Recorded data
■ ■ ■ ■ ■

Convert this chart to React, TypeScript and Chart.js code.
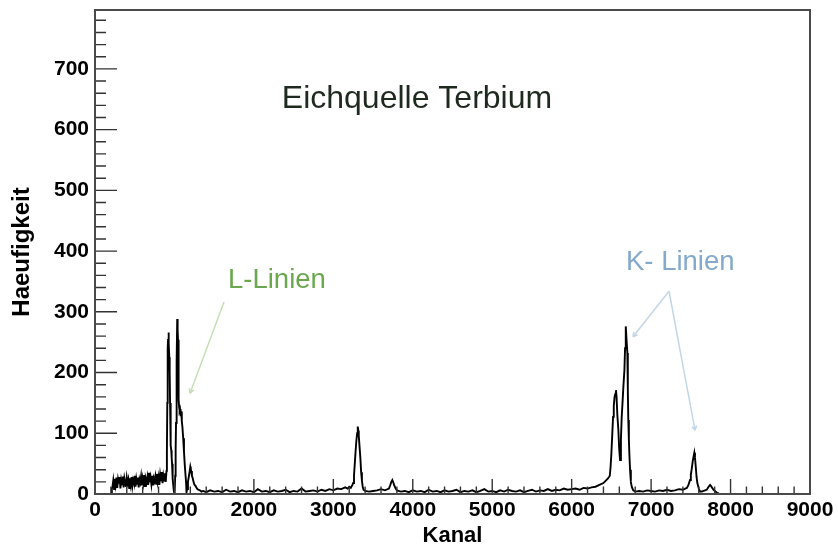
import React, { useEffect, useRef } from "react";
import { Chart, registerables } from "chart.js";

Chart.register(...registerables);

// ---- data: [Kanal, Haeufigkeit] ----
const lowNoise: [number, number][] = [
  [0, 0], [205, 0], [212, 9], [220, 12], [230, 22], [240, 8], [250, 25], [260, 15], [270, 27], [280, 10],
  [290, 24], [300, 17], [310, 28], [320, 9], [330, 23], [340, 16], [350, 29], [360, 11], [370, 26], [380, 19],
  [390, 12], [400, 27], [410, 18], [420, 24], [430, 10], [440, 26], [450, 16], [460, 28], [470, 13], [480, 23],
  [490, 18], [500, 30], [510, 12], [520, 25], [530, 17], [540, 27], [550, 11], [560, 24], [570, 19], [580, 29],
  [590, 14], [600, 26], [610, 18], [620, 31], [630, 13], [640, 25], [650, 20], [660, 28], [670, 15], [680, 35],
  [690, 19], [700, 27], [710, 16], [720, 30], [730, 14], [740, 26], [750, 21], [760, 29], [770, 17], [780, 33],
  [790, 20], [800, 28], [810, 15], [820, 31], [830, 21], [840, 36], [850, 18], [860, 30], [870, 22], [880, 34],
  [890, 20], [900, 38],
];

const lPeaks: [number, number][] = [
  [905, 70], [910, 150], [915, 240], [920, 255], [925, 266], [930, 248], [935, 225], [940, 200], [945, 150], [950, 100],
  [955, 80], [960, 72], [965, 60], [970, 50], [975, 40], [980, 25], [985, 15], [990, 8], [995, 3], [1000, 2],
  [1005, 4], [1010, 30], [1015, 72], [1020, 117], [1025, 210], [1030, 216], [1035, 288], [1040, 270], [1045, 254], [1050, 190],
  [1055, 155], [1060, 142], [1065, 138], [1070, 140], [1075, 132], [1080, 128], [1085, 136], [1090, 133], [1095, 120], [1100, 111],
  [1110, 92], [1120, 70], [1130, 48], [1140, 30], [1146, 20], [1152, 3], [1160, 8], [1170, 20], [1180, 28], [1190, 36],
  [1200, 45], [1205, 42], [1210, 38], [1220, 30], [1230, 26], [1240, 20], [1250, 16], [1260, 14], [1270, 12], [1280, 10],
  [1290, 8], [1300, 7], [1320, 6], [1340, 4],
];

const midBaseline: [number, number][] = [
  [1360, 5], [1400, 3], [1450, 6], [1500, 4], [1550, 5], [1600, 3], [1650, 7], [1700, 4], [1750, 5], [1800, 3],
  [1850, 6], [1900, 4], [1950, 5], [2000, 3], [2050, 8], [2100, 4], [2150, 5], [2200, 3], [2250, 6], [2300, 4],
  [2350, 5], [2400, 7], [2450, 3], [2500, 5], [2550, 4], [2600, 9], [2650, 4], [2700, 5], [2750, 6], [2800, 4],
  [2850, 7], [2900, 5], [2950, 8], [3000, 6], [3050, 9], [3100, 8], [3150, 11], [3180, 9], [3200, 12], [3220, 10],
  [3240, 15],
];

const peak3300: [number, number][] = [
  [3250, 18], [3260, 30], [3270, 50], [3280, 70], [3290, 88], [3300, 100], [3305, 106], [3310, 111], [3315, 104], [3320, 96],
  [3330, 78], [3340, 60], [3350, 36], [3360, 22], [3370, 12], [3380, 7], [3400, 5], [3450, 4], [3500, 5], [3550, 6],
  [3600, 8], [3650, 6], [3700, 9], [3715, 14], [3730, 20], [3743, 23], [3755, 19], [3765, 15], [3780, 10], [3800, 6],
  [3850, 4],
];

const highBaseline: [number, number][] = [
  [3900, 5], [3950, 3], [4000, 6], [4050, 4], [4100, 5], [4150, 3], [4200, 7], [4250, 4], [4300, 5], [4350, 3],
  [4400, 6], [4450, 4], [4500, 5], [4550, 7], [4600, 3], [4650, 5], [4700, 4], [4750, 6], [4800, 3], [4850, 5],
  [4900, 8], [4950, 4], [5000, 5], [5050, 3], [5100, 6], [5150, 4], [5200, 7], [5250, 5], [5300, 4], [5350, 6],
  [5400, 3], [5450, 5], [5500, 7], [5550, 4], [5600, 6], [5650, 5], [5700, 8], [5750, 5], [5800, 7], [5850, 6],
  [5900, 9], [5950, 7], [6000, 8], [6050, 9], [6100, 7], [6150, 10], [6200, 9],
];

const kPeaks: [number, number][] = [
  [6250, 11], [6300, 12], [6350, 15], [6400, 18], [6430, 22], [6460, 26], [6480, 30], [6490, 45], [6500, 67], [6510, 95],
  [6521, 127], [6530, 145], [6540, 160], [6550, 165], [6558, 171], [6565, 160], [6575, 130], [6588, 105], [6598, 75], [6609, 56],
  [6620, 90], [6630, 127], [6640, 150], [6651, 177], [6664, 204], [6672, 240], [6681, 276], [6690, 255], [6701, 232], [6707, 170],
  [6713, 122], [6720, 90], [6726, 67], [6735, 40], [6745, 20], [6756, 12], [6775, 6], [6800, 4],
];

const kBeta: [number, number][] = [
  [6850, 5], [6900, 4], [6950, 6], [7000, 5], [7050, 4], [7100, 6], [7150, 5], [7200, 7], [7250, 5], [7300, 6],
  [7350, 8], [7400, 7], [7430, 9], [7450, 10], [7470, 15], [7490, 23], [7500, 32], [7510, 40], [7525, 55], [7535, 62],
  [7544, 68], [7552, 60], [7565, 40], [7572, 28], [7582, 18], [7600, 9], [7616, 4], [7640, 4], [7660, 5], [7680, 6],
  [7700, 7], [7720, 11], [7735, 14], [7742, 15], [7755, 13], [7770, 10], [7784, 7], [7810, 4], [7830, 2], [7847, 1],
  [7860, 0], [9000, 0],
];

const xTickValues = [0, 1000, 2000, 3000, 4000, 5000, 6000, 7000, 8000, 9000];
const yTickValues = [0, 100, 200, 300, 400, 500, 600, 700];
const xMax = 9000;
const yMax = 797;

const chartTitle = "Eichquelle Terbium";
const xTitle = "Kanal";
const yTitle = "Haeufigkeit";
const lLabel = "L-Linien";
const kLabel = "K- Linien";

// annotation anchors in data coordinates
const titleAnchor = { x: 4053, y: 650 };
const lTextAnchor = { x: 1674, y: 351 };
const lArrow = { from: { x: 1624, y: 316 }, to: [{ x: 1196, y: 166 }] };
const kTextAnchor = { x: 6684, y: 382 };
const kArrow = { from: { x: 7225, y: 334 }, to: [{ x: 6772, y: 259 }, { x: 7553, y: 105 }] };

const FONT = "'Liberation Sans', Arial, Helvetica, sans-serif";

const rootStylePlugin = {
  id: "rootStyle",
  afterDraw(chart: any) {
    const { ctx, chartArea: a, scales } = chart;
    const xs = scales.x;
    const ys = scales.y;
    ctx.save();

    // inward tick marks
    ctx.strokeStyle = "#333";
    ctx.lineWidth = 1.4;
    ctx.beginPath();
    for (let v = 0; v <= xMax; v += 200) {
      const px = xs.getPixelForValue(v);
      const len = v % 1000 === 0 ? 15 : 7.5;
      ctx.moveTo(px, a.bottom);
      ctx.lineTo(px, a.bottom - len);
    }
    for (let v = 0; v <= yMax; v += 20) {
      const py = ys.getPixelForValue(v);
      const len = v % 100 === 0 ? 22 : 11;
      ctx.moveTo(a.left, py);
      ctx.lineTo(a.left + len, py);
    }
    ctx.stroke();

    // frame
    ctx.strokeStyle = "#4a4a4a";
    ctx.lineWidth = 2;
    ctx.strokeRect(a.left, a.top, a.right - a.left, a.bottom - a.top);

    // title
    ctx.fillStyle = "#1f2a1f";
    ctx.font = `32px ${FONT}`;
    ctx.textAlign = "center";
    ctx.textBaseline = "middle";
    ctx.fillText(chartTitle, xs.getPixelForValue(titleAnchor.x), ys.getPixelForValue(titleAnchor.y));

    // labels
    ctx.textAlign = "left";
    ctx.font = `27.5px ${FONT}`;
    ctx.fillStyle = "#6aa84f";
    ctx.fillText(lLabel, xs.getPixelForValue(lTextAnchor.x), ys.getPixelForValue(lTextAnchor.y));
    ctx.fillStyle = "#84a9cc";
    ctx.fillText(kLabel, xs.getPixelForValue(kTextAnchor.x), ys.getPixelForValue(kTextAnchor.y));

    const drawArrow = (arrow: any, color: string) => {
      ctx.strokeStyle = color;
      ctx.lineWidth = 1.5;
      const fx = xs.getPixelForValue(arrow.from.x);
      const fy = ys.getPixelForValue(arrow.from.y);
      for (const t of arrow.to) {
        const tx = xs.getPixelForValue(t.x);
        const ty = ys.getPixelForValue(t.y);
        ctx.beginPath();
        ctx.moveTo(fx, fy);
        ctx.lineTo(tx, ty);
        ctx.stroke();
        const ang = Math.atan2(ty - fy, tx - fx);
        ctx.beginPath();
        ctx.moveTo(tx, ty);
        ctx.lineTo(tx - 5 * Math.cos(ang - 0.5), ty - 5 * Math.sin(ang - 0.5));
        ctx.moveTo(tx, ty);
        ctx.lineTo(tx - 5 * Math.cos(ang + 0.5), ty - 5 * Math.sin(ang + 0.5));
        ctx.stroke();
      }
    };
    drawArrow(lArrow, "#c4dfb3");
    drawArrow(kArrow, "#c2d6e8");

    ctx.restore();
  },
};

export default function App() {
  const canvasRef = useRef<HTMLCanvasElement | null>(null);

  useEffect(() => {
    if (!canvasRef.current) return;
    const spectrum = [
      ...lowNoise, ...lPeaks, ...midBaseline, ...peak3300, ...highBaseline, ...kPeaks, ...kBeta,
    ].map(([x, y]) => ({ x, y }));

    const chart = new Chart(canvasRef.current, {
      type: "line",
      data: {
        datasets: [
          {
            label: "Spektrum",
            data: spectrum,
            borderColor: "#000",
            borderWidth: 1.9,
            pointRadius: 0,
            tension: 0,
            fill: false,
          },
        ],
      },
      options: {
        animation: false,
        responsive: false,
        maintainAspectRatio: false,
        devicePixelRatio: 1,
        layout: { padding: { top: 10, right: 28, left: 0, bottom: 0 } },
        plugins: { legend: { display: false }, tooltip: { enabled: false } },
        scales: {
          x: {
            type: "linear",
            min: 0,
            max: xMax,
            grid: { display: false, drawTicks: false },
            border: { display: false },
            afterBuildTicks: (s: any) => {
              s.ticks = xTickValues.map((v) => ({ value: v }));
            },
            afterFit: (s: any) => {
              s.height = 56;
              s.paddingLeft = 0;
              s.paddingRight = 0;
            },
            ticks: {
              color: "#000",
              font: { family: FONT, size: 21, weight: "bold" },
              padding: 4,
              maxRotation: 0,
              autoSkip: false,
              callback: (v: any) => String(v),
            },
            title: {
              display: true,
              text: xTitle,
              color: "#000",
              font: { family: FONT, size: 22, weight: "bold" },
              padding: { top: 0, bottom: 1 },
            },
          },
          y: {
            type: "linear",
            min: 0,
            max: yMax,
            grid: { display: false, drawTicks: false },
            border: { display: false },
            afterBuildTicks: (s: any) => {
              s.ticks = yTickValues.map((v) => ({ value: v }));
            },
            afterFit: (s: any) => {
              s.width = 95;
              s.paddingTop = 0;
              s.paddingBottom = 0;
            },
            ticks: {
              color: "#000",
              font: { family: FONT, size: 21, weight: "bold" },
              padding: 6,
              callback: (v: any) => String(v),
            },
            title: {
              display: true,
              text: yTitle,
              color: "#000",
              font: { family: FONT, size: 24, weight: "bold" },
              padding: { top: 8, bottom: 0 },
            },
          },
        },
      },
      plugins: [rootStylePlugin],
    });
    return () => chart.destroy();
  }, []);

  return (
    <div style={{ position: "fixed", left: 0, top: 0, width: 838, height: 550, background: "#fff" }}>
      <canvas ref={canvasRef} width={838} height={550} style={{ display: "block" }} />
    </div>
  );
}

■ ■ ■ ■ ■

Restate only the lines running from the start of the material above through the line containing "Chart.register(...registerables);", ends included. No pictures.

Convert this chart to React, TypeScript and Chart.js code.
import React, { useEffect, useRef } from "react";
import { Chart, registerables } from "chart.js";

Chart.register(...registerables);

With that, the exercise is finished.